If the defense budget consumes only a small percentage of GDP, such as 3% or 4% or 5%, it is a small burden on the economy. For that reason, the vast majority of non-biased analysts around the world use this metric.
4) Taylor tries to scaremonger the public with false, exaggerated estimates of what Romney’s naval construction program would cost:
“Take the Navy, which plans to build nine ships a year for the next three decades at a cost of at least $20 billion a year, or $599 billion through 2042.
Mr. Romney says he wants to increase that to 15 per year, which, according to Congressional Budget Office estimates, would increase the annual budget to $33.5 billion a year, nearly doubling costs over the next 30 years to $1.005 trillion.”
But that is also utter garbage. Mitt Romney has already said that he will pay for that with significant cuts to the DOD’s bureaucracy, including the Naval Sea Systems Command (NAVSEA, ex-Bureau of Ships). During the Reagan years, it employed only 4,000 people but built 28 (28!) ships per year. Now it employs 25,000 bureaucrats but is able to build only a meagre 9 ships per year. Moreover, the costs of ship acquisition and development have significantly increased and will have to be reduced. A President Romney would do that. Taylor is simply scaremongering the American people with estimates of gargantuan costs when ships can actually be bought for less than what he claims and paid for with cuts to bureaucracies and contractors.
And Romney’s plan for 15 ships per year was not written in isolation. Two independent panels – the Hadley-Perry Panel and the CNAS – have both concluded that the Navy needs 346 ships to protect America and its interests.
5) Larry Korb of the Soros-funded Center for American Progress falsely claims that:
““What Obama has done is reduce the projected growth in defense spending. It’s not actually a cut,” said Larry Korb, who was an assistant secretary of defense under President Reagan.”
which is also a blatant lie. Barack Obama has actually scheduled REAL cuts of defense spending. Even under the first tier of the BCA, the base defense budget will be cut from $535 bn this FY to $525 bn next year (see above). Deep cuts in the rate of growth have already been made earlier by Secretary Gates.
But under sequestration, which Korb is ignoring, the defense budget would be cut all the way down to $469 bn and remain virtually flat in real terms for the rest of the decade and afterwards. By FY2022 – a full decade from now – it would still be at $493 bn, below $500 bn and well below today’s level. See the graph below.
Concurrently, OCO spending is being cut annually, and as a result, the total military budget is being cut annually. These cuts, taken all together, would amount to a 29% cut and would represent the deepest cuts in military spending since the end of the Korean War.

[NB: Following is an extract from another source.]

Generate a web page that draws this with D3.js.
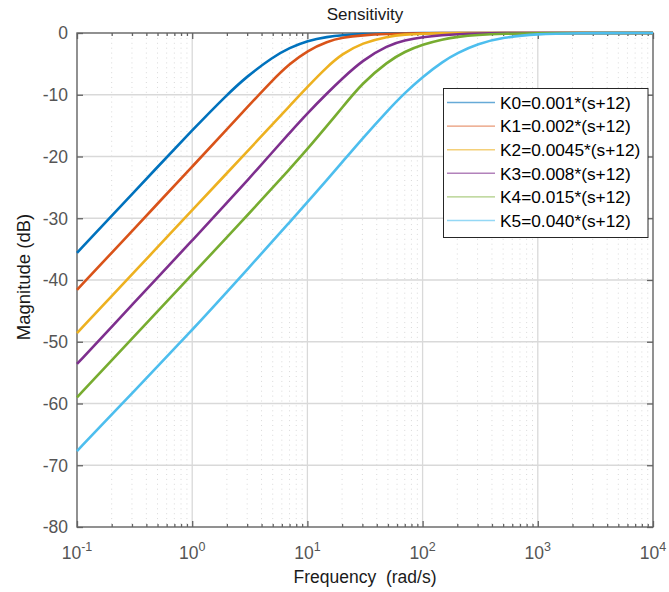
<!DOCTYPE html>
<html>
<head>
<meta charset="utf-8">
<script src="https://cdn.jsdelivr.net/npm/d3@7"></script>
<style>
  html, body { margin: 0; padding: 0; background: #ffffff; }
  svg { display: block; font-family: "Liberation Sans", Arial, Helvetica, sans-serif; }
</style>
</head>
<body>
<svg id="chart" width="669" height="592"></svg>
<script>
// Frequency samples (rad/s) shared by all magnitude curves
const freqs = [0.1, 0.2, 0.5, 1, 2, 3, 5, 7, 10, 15, 20, 30, 50, 70, 100, 150, 200, 300, 500, 1000, 2000, 10000];

// Sensitivity magnitude (dB) for each controller gain
const magK0 = [-35.6, -29.6, -21.7, -15.75, -10.0, -7.0, -3.9, -2.4, -1.25, -0.6, -0.35, -0.15, -0.06, -0.03, -0.01, 0, 0, 0, 0, 0, 0, 0];
const magK1 = [-41.6, -35.6, -27.65, -21.65, -15.6, -12.05, -7.6, -5.0, -2.85, -1.35, -0.75, -0.35, -0.13, -0.07, -0.04, -0.02, 0, 0, 0, 0, 0, 0];
const magK2 = [-48.6, -42.6, -34.7, -28.7, -22.7, -19.2, -14.75, -11.83, -8.73, -5.38, -3.4, -1.6, -0.55, -0.24, -0.1, -0.04, -0.02, 0, 0, 0, 0, 0];
const magK3 = [-53.6, -47.6, -39.6, -33.6, -27.52, -23.91, -19.25, -16.18, -13.0, -9.66, -7.41, -4.42, -1.98, -1.18, -0.65, -0.33, -0.19, -0.08, -0.01, 0, 0, 0];
const magK4 = [-59.0, -53.0, -45.1, -39.1, -33.1, -29.55, -25.05, -22.05, -18.8, -14.9, -12.1, -8.1, -4.6, -3.0, -1.85, -1.0, -0.62, -0.3, -0.11, -0.03, 0, 0];
const magK5 = [-67.7, -61.8, -54.0, -48.1, -41.95, -38.3, -33.7, -30.65, -27.4, -23.65, -20.95, -17.1, -12.5, -9.7, -7.1, -4.6, -3.25, -1.75, -0.7, -0.15, -0.03, 0];

const seriesNames = ["K0=0.001*(s+12)", "K1=0.002*(s+12)", "K2=0.0045*(s+12)", "K3=0.008*(s+12)", "K4=0.015*(s+12)", "K5=0.040*(s+12)"];
const seriesValues = [magK0, magK1, magK2, magK3, magK4, magK5];
const seriesColors = ["#0072BD", "#D95319", "#EDB120", "#7E2F8E", "#77AC30", "#4DBEEE"];

// Axis ticks
const yTicks = [-80, -70, -60, -50, -40, -30, -20, -10, 0];
const xDecadeExps = [-1, 0, 1, 2, 3, 4];

const svg = d3.select("#chart");
const M = { left: 77, right: 653, top: 33, bottom: 527 };

const x = d3.scaleLog().domain([0.1, 10000]).range([M.left, M.right]);
const y = d3.scaleLinear().domain([-80, 0]).range([M.bottom, M.top]);

const decades = xDecadeExps.map(e => Math.pow(10, e));
const minors = [];
for (let e = -1; e < 4; e++) {
  for (let m = 2; m <= 9; m++) minors.push(m * Math.pow(10, e));
}

const axisColor = "#636363";
const gridColor = "#d9d9d9";

// Minor vertical grid (dotted)
svg.append("g").selectAll("line").data(minors).join("line")
  .attr("x1", d => x(d)).attr("x2", d => x(d))
  .attr("y1", M.top).attr("y2", M.bottom)
  .attr("stroke", "#d9d9d9").attr("stroke-width", 1)
  .attr("stroke-dasharray", "1,3.9");

// Major grid
svg.append("g").selectAll("line").data(decades.slice(1, -1)).join("line")
  .attr("x1", d => x(d)).attr("x2", d => x(d))
  .attr("y1", M.top).attr("y2", M.bottom)
  .attr("stroke", gridColor).attr("stroke-width", 1.3);
svg.append("g").selectAll("line").data(yTicks.slice(1, -1)).join("line")
  .attr("x1", M.left).attr("x2", M.right)
  .attr("y1", d => y(d)).attr("y2", d => y(d))
  .attr("stroke", gridColor).attr("stroke-width", 1.3);

// Axes with inward ticks on all four sides
function styleAxis(g) {
  g.select(".domain").remove();
  g.selectAll(".tick line").attr("stroke", axisColor).attr("stroke-width", 1.3);
  g.selectAll(".tick text").remove();
}
const none = () => "";
svg.append("g").attr("transform", `translate(0,${M.bottom})`)
  .call(d3.axisBottom(x).tickValues(decades).tickSize(-6).tickFormat(none)).call(styleAxis);
svg.append("g").attr("transform", `translate(0,${M.bottom})`)
  .call(d3.axisBottom(x).tickValues(minors).tickSize(-3).tickFormat(none)).call(styleAxis);
svg.append("g").attr("transform", `translate(0,${M.top})`)
  .call(d3.axisTop(x).tickValues(decades).tickSize(-6).tickFormat(none)).call(styleAxis);
svg.append("g").attr("transform", `translate(0,${M.top})`)
  .call(d3.axisTop(x).tickValues(minors).tickSize(-3).tickFormat(none)).call(styleAxis);
svg.append("g").attr("transform", `translate(${M.left},0)`)
  .call(d3.axisLeft(y).tickValues(yTicks).tickSize(-6).tickFormat(none)).call(styleAxis);
svg.append("g").attr("transform", `translate(${M.right},0)`)
  .call(d3.axisRight(y).tickValues(yTicks).tickSize(-6).tickFormat(none)).call(styleAxis);

// Axes box
svg.append("rect")
  .attr("x", M.left).attr("y", M.top)
  .attr("width", M.right - M.left).attr("height", M.bottom - M.top)
  .attr("fill", "none").attr("stroke", axisColor).attr("stroke-width", 1.4);

// Tick labels
const tickFill = "#555555";
svg.append("g").selectAll("text").data(yTicks).join("text")
  .attr("x", M.left - 9).attr("y", d => y(d)).attr("dy", "0.36em")
  .attr("text-anchor", "end").attr("font-size", 17.5).attr("fill", tickFill)
  .text(d => d);

const xl = svg.append("g").selectAll("text").data(xDecadeExps).join("text")
  .attr("x", e => x(Math.pow(10, e))).attr("y", 559)
  .attr("text-anchor", "middle").attr("font-size", 17.5).attr("fill", tickFill);
xl.append("tspan").text("10");
xl.append("tspan").attr("font-size", 12.5).attr("dy", -8).text(e => e);

// Curves (B-spline through the sampled magnitudes, in log-frequency space)
const line = d3.line()
  .x(d => x(d[0]))
  .y(d => y(d[1]))
  .curve(d3.curveBasis);

svg.append("g").selectAll("path").data(seriesValues).join("path")
  .attr("d", vals => line(freqs.map((f, i) => [f, vals[i]])))
  .attr("fill", "none")
  .attr("stroke", (d, i) => seriesColors[i])
  .attr("stroke-width", 2.6)
  .attr("stroke-linejoin", "round");

// Title and axis labels
svg.append("text").attr("x", (M.left + M.right) / 2).attr("y", 20)
  .attr("text-anchor", "middle").attr("font-size", 17).attr("fill", "#1a1a1a")
  .text("Sensitivity");
svg.append("text").attr("x", (M.left + M.right) / 2).attr("y", 583)
  .attr("text-anchor", "middle").attr("font-size", 17.5).attr("fill", "#1a1a1a")
  .attr("xml:space", "preserve")
  .text("Frequency  (rad/s)");
svg.append("text")
  .attr("transform", `translate(30,${(M.top + M.bottom) / 2 - 3}) rotate(-90)`)
  .attr("text-anchor", "middle").attr("font-size", 18.5).attr("fill", "#1a1a1a")
  .text("Magnitude (dB)");

// Legend
const lg = svg.append("g");
lg.append("rect").attr("x", 443.5).attr("y", 88.5).attr("width", 204.5).attr("height", 149)
  .attr("fill", "#ffffff").attr("stroke", "#262626").attr("stroke-width", 1);
const rows = lg.selectAll("g.row").data(seriesNames).join("g")
  .attr("transform", (d, i) => `translate(0,${102.5 + i * 23.6})`);
rows.append("line").attr("x1", 447).attr("x2", 495).attr("y1", 0).attr("y2", 0)
  .attr("stroke", (d, i) => seriesColors[i]).attr("stroke-opacity", 0.6).attr("stroke-width", 1.4);
rows.append("text").attr("x", 500).attr("y", 0).attr("dy", "0.36em")
  .attr("font-size", 17.3).attr("fill", "#000000").text(d => d);
</script>
</body>
</html>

There is a BIG difference between those times and today, however. When the post-Korea, post-Vietnam, and post-Cold-War defense cuts began (and also when the post-Korea and post-Vietnam cuts ended), defense spending was at a much HIGHER level than it is now. It amounted to 14% of GDP in FY1953, 8.7% of GDP in FY1969, and almost 6% of GDP in FY1989.
In FY1961, it still amounted to almost 10% of GDP, and in FY1979, to 4.6% of GDP. Today, it amounts to just 4.21%. Romney’s proposal is to spend just 4%.

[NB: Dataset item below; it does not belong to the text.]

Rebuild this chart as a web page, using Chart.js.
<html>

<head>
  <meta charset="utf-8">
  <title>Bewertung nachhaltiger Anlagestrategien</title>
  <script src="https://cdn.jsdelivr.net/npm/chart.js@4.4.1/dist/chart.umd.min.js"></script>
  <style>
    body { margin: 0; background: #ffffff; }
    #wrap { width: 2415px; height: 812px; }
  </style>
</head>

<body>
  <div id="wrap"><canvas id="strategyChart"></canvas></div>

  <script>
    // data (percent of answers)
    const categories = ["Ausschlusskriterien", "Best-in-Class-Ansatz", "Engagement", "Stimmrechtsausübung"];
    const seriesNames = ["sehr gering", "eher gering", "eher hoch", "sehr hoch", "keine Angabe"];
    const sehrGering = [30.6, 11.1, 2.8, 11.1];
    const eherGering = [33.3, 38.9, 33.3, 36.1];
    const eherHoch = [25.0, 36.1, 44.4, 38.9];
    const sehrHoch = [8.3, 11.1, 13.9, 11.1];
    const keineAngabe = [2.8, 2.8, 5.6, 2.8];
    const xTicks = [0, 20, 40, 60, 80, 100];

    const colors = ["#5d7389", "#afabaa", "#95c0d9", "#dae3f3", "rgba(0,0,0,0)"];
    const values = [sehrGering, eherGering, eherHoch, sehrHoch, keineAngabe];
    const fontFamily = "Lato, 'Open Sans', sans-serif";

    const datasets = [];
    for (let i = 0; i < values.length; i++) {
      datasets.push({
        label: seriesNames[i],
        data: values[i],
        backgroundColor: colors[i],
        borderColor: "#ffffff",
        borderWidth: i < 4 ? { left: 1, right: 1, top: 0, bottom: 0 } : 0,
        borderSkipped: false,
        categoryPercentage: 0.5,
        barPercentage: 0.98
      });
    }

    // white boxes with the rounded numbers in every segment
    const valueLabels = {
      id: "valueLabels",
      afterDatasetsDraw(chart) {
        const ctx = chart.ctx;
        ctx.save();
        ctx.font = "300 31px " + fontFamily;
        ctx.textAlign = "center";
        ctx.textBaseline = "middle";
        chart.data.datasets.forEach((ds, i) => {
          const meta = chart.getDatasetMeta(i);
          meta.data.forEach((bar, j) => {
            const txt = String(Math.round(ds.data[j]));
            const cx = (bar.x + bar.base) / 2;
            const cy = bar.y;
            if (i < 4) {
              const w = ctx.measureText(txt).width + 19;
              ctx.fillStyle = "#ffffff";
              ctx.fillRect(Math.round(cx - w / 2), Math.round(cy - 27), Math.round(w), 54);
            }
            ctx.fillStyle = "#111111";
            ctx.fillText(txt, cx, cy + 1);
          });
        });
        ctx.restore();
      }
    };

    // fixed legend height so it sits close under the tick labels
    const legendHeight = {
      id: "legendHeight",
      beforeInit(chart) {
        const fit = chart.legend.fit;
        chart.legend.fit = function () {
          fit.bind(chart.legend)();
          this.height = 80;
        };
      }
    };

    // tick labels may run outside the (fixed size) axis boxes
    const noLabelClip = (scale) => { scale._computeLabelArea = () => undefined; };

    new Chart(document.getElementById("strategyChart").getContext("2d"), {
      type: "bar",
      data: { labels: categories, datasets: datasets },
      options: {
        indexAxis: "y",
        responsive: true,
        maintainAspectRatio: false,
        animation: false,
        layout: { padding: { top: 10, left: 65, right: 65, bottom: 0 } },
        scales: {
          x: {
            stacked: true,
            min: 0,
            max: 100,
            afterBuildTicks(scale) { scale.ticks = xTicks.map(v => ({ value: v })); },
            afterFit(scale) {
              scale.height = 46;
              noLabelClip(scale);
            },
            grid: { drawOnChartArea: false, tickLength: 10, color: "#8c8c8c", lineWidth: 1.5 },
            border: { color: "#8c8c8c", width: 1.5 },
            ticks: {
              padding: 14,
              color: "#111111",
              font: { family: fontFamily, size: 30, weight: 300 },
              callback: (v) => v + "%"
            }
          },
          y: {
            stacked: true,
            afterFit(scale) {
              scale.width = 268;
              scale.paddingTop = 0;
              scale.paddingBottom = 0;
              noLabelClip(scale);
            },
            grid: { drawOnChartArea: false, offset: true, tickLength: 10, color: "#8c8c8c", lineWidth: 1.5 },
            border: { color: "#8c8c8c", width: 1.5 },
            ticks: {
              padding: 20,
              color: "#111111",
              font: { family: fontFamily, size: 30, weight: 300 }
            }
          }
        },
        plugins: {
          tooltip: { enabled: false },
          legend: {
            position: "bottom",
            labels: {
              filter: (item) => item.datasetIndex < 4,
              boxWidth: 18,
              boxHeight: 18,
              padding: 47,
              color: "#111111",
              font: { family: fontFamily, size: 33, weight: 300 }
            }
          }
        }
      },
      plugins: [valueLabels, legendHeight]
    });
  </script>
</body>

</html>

6) Korb also falsely claims that “apart from the first Reagan administration, the Pentagon has historically made out better under Democrats than Republicans in terms of money.”
This is false. Harry Truman badly (and wrongly) cut defense after WW2, leaving America unprepared for the Korean War. The Democrat-controlled Congresses of the 1970s repeatedly cut defense deeply, frustrating Presidents Nixon and Ford and undermining the troops in Vietnam. Jimmy Carter then doubled down on those defense cuts and gutted the military. So did Clinton after the Cold War. As for President Reagan, in real terms, he requested far more defense spending than what the Congress authorized, and throughout his presidency, he constantly sought to increase it. By FY1989, it reached $300 bn in nominal dollars (ca. $580 bn in today’s money) and almost 6% of GDP. As for President Bush the elder, he did cut defense, but Congress forced him to cut far deeper than he wanted to.

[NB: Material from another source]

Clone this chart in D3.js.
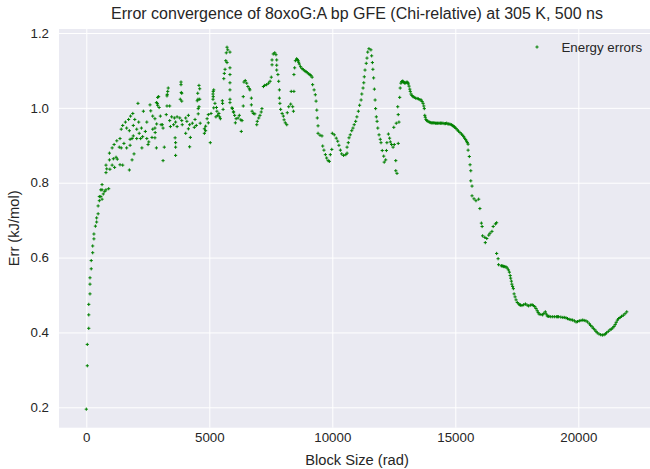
<!DOCTYPE html>
<html>
<head>
<meta charset="utf-8">
<script src="https://cdn.jsdelivr.net/npm/d3@7"></script>
<style>
	body { margin: 0; background: #fff; }
	svg text { font-family: "Liberation Sans", Arial, sans-serif; fill: #262626; }
</style>
</head>
<body>
<div id="chart"></div>
<script>

// Block size (rad) / error (kJ/mol) pairs, split in stretches

// steep rise near zero
const rise = [
	[0,0.195],[40,0.311],[40,0.368],[100,0.411],[100,0.447],[100,0.475],[150,0.503],[150,0.529],
	[150,0.546],[200,0.570],[200,0.592],[260,0.613],[260,0.631],[310,0.650],[310,0.663],[370,0.684],
	[420,0.695],[420,0.706],[480,0.717],[480,0.738],[530,0.752],[590,0.763],[530,0.763],[640,0.756],
	[690,0.770],[640,0.781],[590,0.781],[750,0.777],[800,0.781],[910,0.784],[640,0.795]
];

// the scattered cloud up to ~6000
const cloud = [
	[2100,1.012],[2590,1.008],[2890,1.012],[2940,1.030],[1890,0.985],[1800,0.978],[2320,0.991],[2620,0.992],
	[2700,0.978],[1590,0.962],[1720,0.969],[1970,0.969],[2130,0.962],[2460,0.962],[2860,0.957],[1480,0.953],
	[1640,0.946],[1910,0.953],[2050,0.943],[2240,0.946],[1420,0.943],[1750,0.939],[2150,0.932],[2400,0.937],
	[2700,0.943],[2800,0.934],[1910,0.925],[2290,0.923],[2050,0.918],[1780,0.916],[2460,0.918],[2670,0.921],
	[1370,0.918],[1240,0.912],[1530,0.905],[1860,0.918],[2210,0.918],[2540,0.909],[1130,0.902],[1340,0.895],
	[1640,0.893],[1780,0.900],[2260,0.893],[2510,0.902],[1050,0.893],[1420,0.893],[940,0.879],[1210,0.868],
	[1940,0.877],[1100,0.864],[940,0.861],[1260,0.863],[1860,0.861],[800,0.847],[1050,0.847],[1370,0.848],
	[1480,0.847],[830,0.837],[960,0.836],[1150,0.841],[1750,0.834],[800,0.827],
	[5720,1.162],[5750,1.155],[5690,1.147],[5670,1.126],[5720,1.121],[5640,1.103],[5610,1.092],[5590,1.078],
	[5530,1.019],[5180,1.048],[5150,1.037],[5150,1.023],[4580,1.060],[4610,1.051],[4530,1.039],[4610,1.023],
	[3850,1.069],[3850,1.062],[3880,1.039],[3820,1.023],[3880,1.018],[3330,1.053],[3310,1.044],[3280,1.032],
	[2900,1.028],[2850,1.014],[2900,1.007],[2960,1.001],[3280,1.005],[3390,1.005],[5230,1.012],[5180,1.000],
	[5290,1.001],[5310,0.991],[5390,0.985],[5420,0.976],[5450,0.971],[5340,0.980],[5560,0.996],[5940,0.998],
	[5990,0.989],[5070,0.985],[4960,0.982],[4910,0.971],[4960,0.960],[4850,0.951],[4800,0.944],[4850,0.939],
	[4800,0.932],[5040,0.907],[4630,0.959],[4550,0.984],[4420,0.969],[4310,0.959],[4390,0.948],[4470,0.953],
	[4200,0.955],[4150,0.980],[4040,0.973],[4090,0.964],[4150,0.944],[4040,0.932],[4230,0.921],[4200,0.896],
	[3880,0.966],[3900,0.955],[3800,0.973],[3690,0.976],[3580,0.973],[3630,0.962],[3470,0.976],[3390,0.966],
	[3550,0.955],[3690,0.950],[3420,0.950],[3090,0.955],[3120,0.946],[3040,0.955],[3010,0.978],[3250,0.982],
	[2790,0.971],[2790,0.946],[2790,0.920],[2850,0.893],[3170,0.895],[3610,0.920],[3630,0.907],[3630,0.895],
	[3630,0.873],[3120,0.859],[4580,1.003],[4550,0.998],[4510,1.019],[4540,1.023],[5160,1.044],[5160,1.030],
	[5540,1.012],[5270,0.976],[3860,1.041],[3290,1.036]
];

// the peaks between ~5800 and ~13700
const peaks = [
	[5840,1.149],[5840,1.107],[5840,1.089],[5840,1.067],[5840,1.048],[5840,1.023],[5840,1.014],[5920,1.000],
	[5980,0.989],[6030,0.980],[6090,0.971],[6060,0.960],[6170,0.973],[6220,0.980],[6280,0.968],[6330,0.966],
	[6300,0.937],[6380,1.030],[6380,1.005],[6410,1.069],[6460,1.073],[6520,1.066],[6570,1.057],[6630,1.051],
	[6650,1.048],[6710,1.026],[6710,1.008],[6740,0.991],[6790,0.985],[6850,0.984],[6930,0.955],[6950,0.964],
	[7010,0.973],[7060,0.980],[7110,0.989],[7140,0.998],[7200,1.057],[7250,1.060],[7330,1.062],[7410,1.066],
	[7470,1.071],[7520,1.082],[7550,1.115],[7550,1.128],[7600,1.144],[7660,1.147],[7710,1.142],[7740,1.128],
	[7740,1.114],[7740,1.101],[7790,1.089],[7820,1.071],[7850,1.048],[7850,1.026],[7870,1.012],[7900,0.996],
	[7960,0.985],[8010,0.978],[8040,0.968],[8090,0.960],[8150,0.955],[8170,0.987],[8230,1.003],[8310,1.010],
	[8390,1.003],[8420,0.991],[8330,1.044],[8440,1.044],[8440,1.089],[8470,1.107],[8500,1.126],[8550,1.131],
	[8580,1.129],[8610,1.126],[8630,1.122],[8660,1.117],[8710,1.110],[8770,1.105],[8820,1.102],[8880,1.099],
	[8930,1.097],[8980,1.094],[9040,1.091],[9090,1.089],[9130,1.086],[9180,1.082],[9200,1.062],
	[9260,1.048],[9310,1.035],[9340,1.018],[9370,0.994],[9390,0.973],[9420,0.952],[9420,0.932],[9500,0.927],
	[9580,0.925],[9610,0.898],[9660,0.887],[9720,0.875],[9770,0.866],[9830,0.859],[9880,0.857],
	[9920,0.875],[9980,0.889],[10000,0.932],[10080,0.928],[10160,0.919],[10220,0.911],[10270,0.900],[10330,0.887],
	[10380,0.877],[10460,0.873],[10550,0.875],[10600,0.879],[10600,0.895],[10650,0.907],[10680,0.920],[10730,0.928],
	[10790,0.939],[10840,0.946],[10890,0.955],[10950,0.964],[11000,0.976],[11060,0.991],[11110,1.007],[11170,1.021],
	[11200,1.037],[11250,1.053],[11280,1.067],[11300,1.083],[11330,1.101],[11380,1.119],[11410,1.133],[11440,1.149],
	[11490,1.158],[11570,1.155],[11600,1.139],[11630,1.121],[11650,1.103],[11680,1.080],[11710,1.050],[11740,1.021],
	[11760,0.998],[11790,0.976],[11820,0.964],[11850,0.946],[11900,0.928],[11950,0.916],[11980,0.907],[12030,0.886],
	[12090,0.871],[12110,0.855],[12170,0.861],[12200,0.886],[12220,0.907],[12280,0.930],[12330,0.919],[12360,0.909],
	[12410,0.902],[12470,0.895],[12520,0.902],[12500,0.948],[12600,0.959],[12680,0.905],[12580,0.859],[12580,0.832],
	[12630,0.825],[12660,1.003],[12680,0.982],[12710,0.962],[12740,1.028],[12760,1.053],[12790,1.066],[12820,1.070],
	[12850,1.071],[12870,1.071],[12900,1.069],[12930,1.067],[12960,1.066],[13000,1.068],[13040,1.069],[13070,1.067],
	[13090,1.064],[13120,1.058],[13150,1.050],[13170,1.044],[13200,1.037],[13240,1.033],[13280,1.030],[13330,1.028],
	[13390,1.026],[13450,1.025],[13500,1.024],[13560,1.022],[13610,1.021],[13650,1.017],[13690,1.012],[13720,1.005],
	[13740,0.998]
];

// the long decay to the end
const tail = [
	[13760,0.980],[13780,0.975],[13810,0.969],[13840,0.966],[13890,0.964],[13940,0.962],[13980,0.961],[14020,0.960],
	[14060,0.960],[14100,0.960],[14140,0.960],[14190,0.959],[14230,0.959],[14280,0.959],[14330,0.959],[14380,0.959],
	[14410,0.959],[14450,0.959],[14500,0.959],[14550,0.958],[14600,0.958],[14650,0.959],[14700,0.957],[14740,0.957],
	[14790,0.956],[14840,0.955],[14880,0.953],[14910,0.952],[14950,0.950],[14980,0.948],[15030,0.945],[15080,0.941],
	[15130,0.938],[15190,0.934],[15250,0.930],[15300,0.927],[15340,0.923],[15380,0.919],[15420,0.915],[15460,0.911],
	[15490,0.907],[15520,0.903],[15520,0.887],[15570,0.870],[15600,0.848],
	[15630,0.832],[15630,0.805],[15680,0.791],[15680,0.765],[15760,0.757],[15840,0.752],[15950,0.756],[16000,0.731],
	[16060,0.692],[16090,0.683],[16110,0.658],[16200,0.654],[16220,0.640],[16280,0.651],[16360,0.660],[16410,0.665],
	[16490,0.670],[16540,0.683],[16630,0.690],[16680,0.693],[16680,0.611],[16740,0.597],[16760,0.581],[16870,0.578],
	[16900,0.578],[16940,0.577],[16970,0.576],[17010,0.576],[17060,0.575],[17110,0.572],[17160,0.567],[17200,0.561],
	[17230,0.552],[17250,0.545],[17280,0.537],[17300,0.529],[17330,0.523],[17360,0.517],[17390,0.503],[17430,0.495],
	[17470,0.487],[17520,0.480],[17580,0.476],[17620,0.474],[17650,0.473],[17710,0.472],[17780,0.474],[17850,0.476],
	[17920,0.473],[17980,0.471],[18050,0.473],[18120,0.474],[18170,0.472],[18230,0.469],[18280,0.464],[18330,0.458],
	[18370,0.453],[18410,0.449],[18480,0.448],[18550,0.447],[18600,0.451],[18660,0.455],[18700,0.449],[18740,0.444],
	[18780,0.443],[18810,0.443],[18880,0.442],[18960,0.442],[19040,0.442],[19120,0.442],[19160,0.442],[19200,0.442],
	[19290,0.441],[19370,0.440],[19430,0.440],[19500,0.439],[19560,0.437],[19630,0.435],[19700,0.434],[19770,0.433],
	[19840,0.431],[19910,0.428],[19970,0.429],[20040,0.431],[20110,0.432],[20180,0.433],[20240,0.432],[20310,0.431],
	[20380,0.428],[20450,0.423],[20500,0.419],[20560,0.415],[20610,0.411],[20670,0.407],[20720,0.403],[20770,0.399],
	[20840,0.396],[20910,0.394],[20980,0.393],[21050,0.394],[21100,0.396],[21150,0.399],[21220,0.403],[21290,0.407],
	[21340,0.409],[21400,0.412],[21450,0.416],[21500,0.421],[21540,0.427],[21590,0.433],[21640,0.437],[21700,0.440],
	[21760,0.443],[21830,0.446],[21900,0.450],[21970,0.455]
];

const points = [].concat(rise, cloud, peaks, tail);

const xTicks = [0, 5000, 10000, 15000, 20000];
const yTicks = [0.2, 0.4, 0.6, 0.8, 1.0, 1.2];

const width = 650,
	height = 469;

const plot = { left: 59, top: 29, right: 655, bottom: 427.7 };

const svg = d3.select('#chart').append('svg')
	.attr('width', width)
	.attr('height', height);

const x = d3.scaleLinear()
	.domain([-1110, 23118])
	.range([plot.left, plot.right]);

const y = d3.scaleLinear()
	.domain([0.1455, 1.2107])
	.range([plot.bottom, plot.top]);

// seaborn darkgrid background
svg.append('rect')
	.attr('x', plot.left)
	.attr('y', plot.top)
	.attr('width', plot.right - plot.left)
	.attr('height', plot.bottom - plot.top)
	.style('fill', '#eaeaf2');

const xAxis = svg.append('g')
	.attr('transform', `translate(0,${plot.bottom})`)
	.call(d3.axisBottom(x).tickValues(xTicks).tickFormat(d3.format('d')).tickSize(-(plot.bottom - plot.top)).tickPadding(5));

const yAxis = svg.append('g')
	.attr('transform', `translate(${plot.left},0)`)
	.call(d3.axisLeft(y).tickValues(yTicks).tickFormat(d3.format('.1f')).tickSize(-(plot.right - plot.left)).tickPadding(10));

[xAxis, yAxis].forEach(ax => {
	ax.select('.domain').remove();
	ax.selectAll('line').style('stroke', '#fff').style('stroke-width', 1);
	ax.selectAll('text').style('font-size', '13.3px').style('fill', '#262626');
});

const marker = 'M-1.6,0H1.6M0,-1.6V1.6';

svg.append('g')
	.selectAll('path')
	.data(points)
	.enter()
		.append('path')
			.attr('d', marker)
			.attr('transform', d => `translate(${x(d[0])},${y(d[1])})`)
			.style('stroke', '#008000')
			.style('stroke-width', 1);

// legend, no frame
svg.append('path')
	.attr('d', marker)
	.attr('transform', 'translate(537,47)')
	.style('stroke', '#008000')
	.style('stroke-width', 1);

svg.append('text')
	.attr('x', 561.5)
	.attr('y', 51.5)
	.style('font-size', '13.3px')
	.text('Energy errors');

svg.append('text')
	.attr('x', (plot.left + plot.right) / 2)
	.attr('y', 19)
	.attr('text-anchor', 'middle')
	.style('font-size', '16px')
	.text('Error convergence of 8oxoG:A bp GFE (Chi-relative) at 305 K, 500 ns');

svg.append('text')
	.attr('x', (plot.left + plot.right) / 2)
	.attr('y', 465)
	.attr('text-anchor', 'middle')
	.style('font-size', '14.7px')
	.text('Block Size (rad)');

svg.append('text')
	.attr('transform', `translate(19,${(plot.top + plot.bottom) / 2}) rotate(-90)`)
	.attr('text-anchor', 'middle')
	.style('font-size', '14.7px')
	.text('Err (kJ/mol)');

</script>
</body>
</html>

That’s because it is the CONGRESS, not the President, who determines defense spending levels. Which means that Mitt Romney’s plans to increase defense spending will go nowhere unless Congress agrees to them (which is unlikely). To do so, Congress would have not only to agree to overturn sequestration, but also to overturn First Tier BCA-mandated defense cuts. This is not going to happen. Only repealing sequestration is realistically possible, and only after the November 2012 elections.
And if sequestration is not cancelled, defense spending will be cut a lot deeper than even President Obama wants it to. It will be cut all the way down to $469 bn and remain virtually flat for the rest of the decade.
7) Korb asks: “And the problem with Romney saying he’s going to increase defense spending is how is he going to do that while also dealing with the deficit?”
But Romney would not actually increase total military spending. 4% of GDP would still be less than what is spent on the military today. He would increase only the base defense budget component, and only to 4% of GDP, which is LESS than today’s DOD budget.
How will he pay for that? By cutting unconstitutional federal spending. The vast majority of what the federal government does and spends is unconstitutional. Defense, OTOH, is the highest Constitutional duty of the federal government. That’s how every prudent budgeteer works: he fully funds his priorities and cuts back on all non-priority programs.
8) Winslow Wheeler falsely claims that “Obama will spend a lot; Romney will spend more. That’s the difference.” But that is false. Obama is actually spending little – 4.21% of GDP in total and just 3.47% as a base defense budget. Romney would spend only slightly more in the base defense budget but less in total, at 4% of GDP.